Foxconn Affirms Wisconsin Factory Plan, Citing Trump Chat
Foxconn, the Taiwan-based consumer electronics giant, said Friday that it was committed to building a manufacturing facility in Wisconsin after a conversation between the company’s chairman and President Trump.
In a statement, the company said it “is moving forward with our planned construction of a Gen 6 fab facility,” a type of plant that turns out displays for consumer products.
Foxconn did not say when the conversation between Mr. Trump and Foxconn’s chairman, Terry Gou, took place or who initiated it.
Mr. Trump hailed the announcement Friday in a Twitter post, calling it “great news.”
The development comes after a tumultuous few days in which Foxconn sent mixed signals about its proposed $10 billion facility in Wisconsin — an investment that was announced in 2017 by Mr. Trump at a White House event with Mr. Gou.
It was not immediately clear how many manufacturing jobs the company would ultimately create and whether it would meet Foxconn’s original goals.
The project, with a promise of 13,000 manufacturing jobs, became a focus of political contention in Wisconsin over the $4 billion in tax credits and other inducements that it involved over a 15-year period.
On Wednesday, Louis Woo, the special assistant to Mr. Gou, told Reuters that the company was reconsidering whether it would make flat-screen panels at the site, citing the high cost of manufacturing screens in the United States.
“In terms of TV, we have no place in the U.S.,” Mr. Woo told Reuters. “We can’t compete.”
The comments took Wisconsin lawmakers by surprise, and prompted concern among local officials that the company might not devote the facility to large-scale production, after all.
Mr. Woo later told The New York Times that while the company still planned to hire 13,000 workers, he expected that only 25 percent of them would be focused on manufacturing. “The remainder of our work force will be knowledge workers,” Mr. Woo said.
The company did not say Friday whether the expected mix of its work force would change after the conversation with the president.
Timothy Bartik, an economist for the Upjohn Institute in Kalamazoo, Mich., said Foxconn’s statements had left confusion about the company’s intentions. “It’s very hard to reconcile all these statements,” he said. “The other day Louis Woo said U.S. labor costs made it impossible to profitably produce flat-screen TVs in the U.S.”

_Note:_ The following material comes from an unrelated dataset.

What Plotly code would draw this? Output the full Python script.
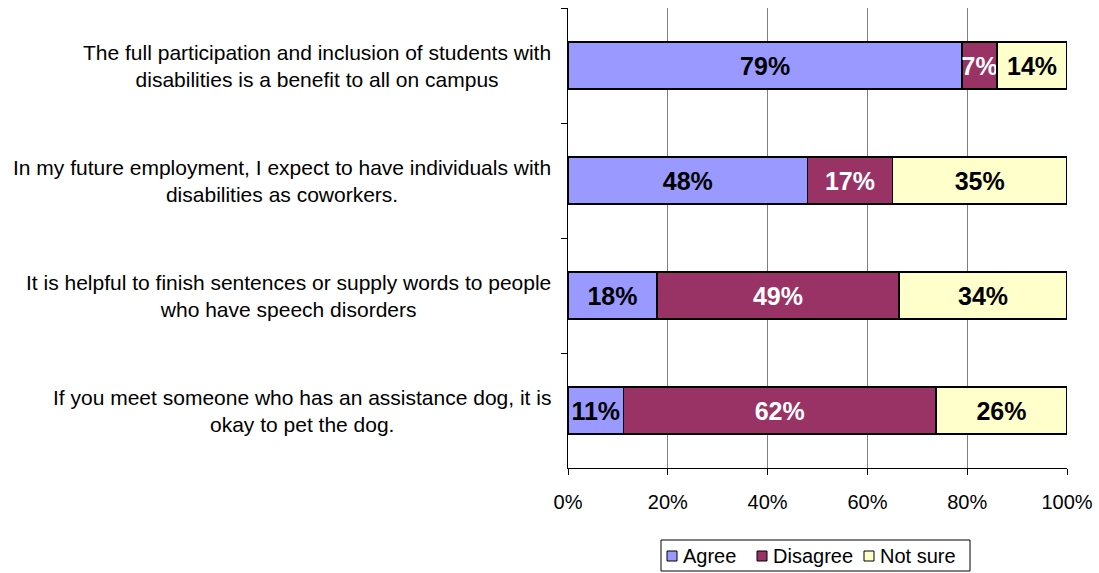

The possibility that company might not make display screens in Wisconsin was “devastating,” said Assemblyman Gordon Hintz, the Democratic minority leader. “We were promised manufacturing jobs,” he said. “We were promised state-of-the-art LCD production. We were promised a game-changing economic opportunity for our state.”
Republicans, for their part, said the shifting aims for the plant reflected the election of Gov. Tony Evers, the Democrat who ousted the incumbent, Scott Walker, in November. “The company is reacting to the wave of economic uncertainty that the new governor has brought with his administration,” said a statement from the Assembly’s speaker, Robin Vos, and the Senate’s majority leader, Scott Fitzgerald, both Republicans.
The company later insisted, in two statements, that it was not retreating from its plan to build a manufacturing facility, but was re-evaluating what products would be made there. Mr. Woo, the chairman’s special assistant, told The Times that “the global market environment has necessitated a reconsideration of which technology” would be produced in Wisconsin.
“The word ‘factory’ does not suitably encapsulate the broad vision we have for our Wisconsin project,” Mr. Woo said.